NEW JERSEY, FEB 13, 2019 -- This month, an Elizabeth, New Jersey, biodiesel fuel company was sentenced for discharging more than 45,000 gallons of wastewater from its commercial biodiesel fuel production facility into the Arthur Kill, a waterway separating New Jersey from Staten Island, New York, announced the Department of Justice and the U.S. Environmental Protection Agency (EPA). The company had pleaded guilty in June 2018 to one count of violating the Clean Water Act.
Fuel Bio One LLC was sentenced by U.S. District Judge William J. Martini to pay a criminal fine of $100,000. The company was also sentenced to probation for a period of five years, during which the company must (1) provide biannual reports to the court and the government documenting its waste generation, handling, and disposal practices; (2) develop, implement, and fund an employee training program to ensure that all employees are aware of proper waste handling and disposal practices and to ensure that all storage, treatment, and disposal of wastewater complies with the Clean Water Act; and (3) allow the EPA full access to all offices, warehouses, and facilities owned or operated by the company.
"Staten Island Sound (also known as the Arthur Kill) is a vital waterway running between New Jersey and Staten Island.
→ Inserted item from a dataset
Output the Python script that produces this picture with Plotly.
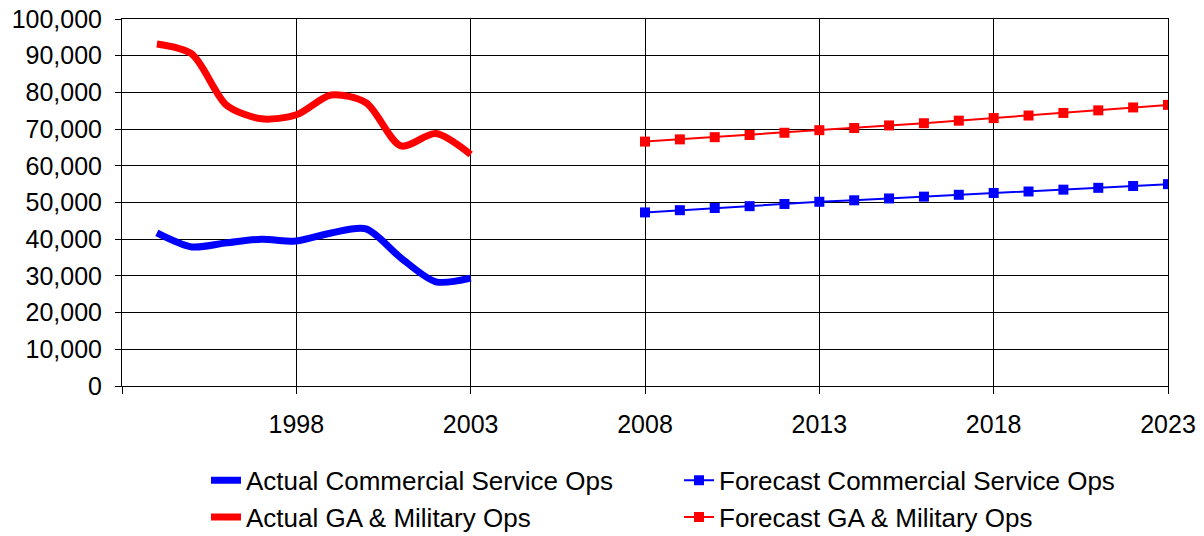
import plotly.graph_objects as go

actual_years = [1994, 1995, 1996, 1997, 1998, 1999, 2000, 2001, 2002, 2003]
actual_commercial = [41700, 37900, 39000, 40000, 39500, 41700, 42800, 34900, 28400, 29400]
actual_ga_mil = [93200, 90500, 76500, 72800, 73900, 79300, 77200, 65400, 68800, 63100]

forecast_years = list(range(2008, 2024))
forecast_commercial = [47300, 47900, 48500, 49000, 49600, 50200, 50600, 51100,
                       51600, 52100, 52600, 53000, 53500, 54000, 54500, 55000]
forecast_ga_mil = [66600, 67200, 67800, 68400, 69000, 69700, 70300, 71000,
                   71600, 72300, 73000, 73700, 74400, 75100, 75900, 76600]

x_ticks = [1993, 1998, 2003, 2008, 2013, 2018, 2023]
x_labels = ["", "1998", "2003", "2008", "2013", "2018", "2023"]

fig = go.Figure()

# order gives two legend columns: actual | forecast
fig.add_trace(go.Scatter(x=actual_years, y=actual_commercial, mode="lines",
                         name="Actual Commercial Service Ops",
                         line=dict(color="#0000ff", width=7, shape="spline", smoothing=0.8)))
fig.add_trace(go.Scatter(x=forecast_years, y=forecast_commercial, mode="lines+markers",
                         name="Forecast Commercial Service Ops",
                         line=dict(color="#0000ff", width=2),
                         marker=dict(symbol="square", size=10, color="#0000ff")))
fig.add_trace(go.Scatter(x=actual_years, y=actual_ga_mil, mode="lines",
                         name="Actual GA & Military Ops",
                         line=dict(color="#ff0000", width=7, shape="spline", smoothing=0.8)))
fig.add_trace(go.Scatter(x=forecast_years, y=forecast_ga_mil, mode="lines+markers",
                         name="Forecast GA & Military Ops",
                         line=dict(color="#ff0000", width=2),
                         marker=dict(symbol="square", size=10, color="#ff0000")))

# page body has an 8px margin, so the figure is a bit smaller and shifted
fig.update_layout(
    width=1188, height=528,
    margin=dict(l=114, r=28, t=11, b=150),
    paper_bgcolor="white", plot_bgcolor="white",
    font=dict(family="Liberation Sans, Arial", size=25, color="black"),
    legend=dict(orientation="h", x=0.0803, xanchor="left",
                yref="container", y=0.15, yanchor="top",
                entrywidth=428, entrywidthmode="pixels", tracegroupgap=0,
                font=dict(size=26)),
)

fig.update_xaxes(range=[1993, 2023], tickvals=x_ticks, ticktext=x_labels,
                 showgrid=True, gridcolor="black", gridwidth=1,
                 showline=True, linecolor="black", linewidth=1, mirror=True,
                 ticks="outside", ticklen=7, tickcolor="black", zeroline=False,
                 ticklabelstandoff=9, ticklabeloverflow="allow", automargin=False)
fig.update_yaxes(range=[0, 100000], dtick=10000, tickformat=",",
                 showgrid=True, gridcolor="black", gridwidth=1,
                 showline=True, linecolor="black", linewidth=1, mirror=True,
                 ticks="outside", ticklen=6, tickcolor="black", zeroline=False,
                 ticklabelstandoff=8, ticklabeloverflow="allow", automargin=False)

fig.write_html("out.html")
Once heavily polluted and nearly devoid of marine life, this waterbody is making a comeback and again provides habitat to many species of fish and wildlife," said Assistant Attorney General Jeffrey Bossert Clark for the Justice Department's Environment and Natural Resources Division. "Illegal dumping of pollution into the Sound not only violates federal law, but also threatens the environmental recovery of this historic marine channel, which is important to New Yorkers and New Jerseyans alike. The Justice Department will continue to work closely with EPA Criminal Investigation Division to prosecute illegal actions like those in this case."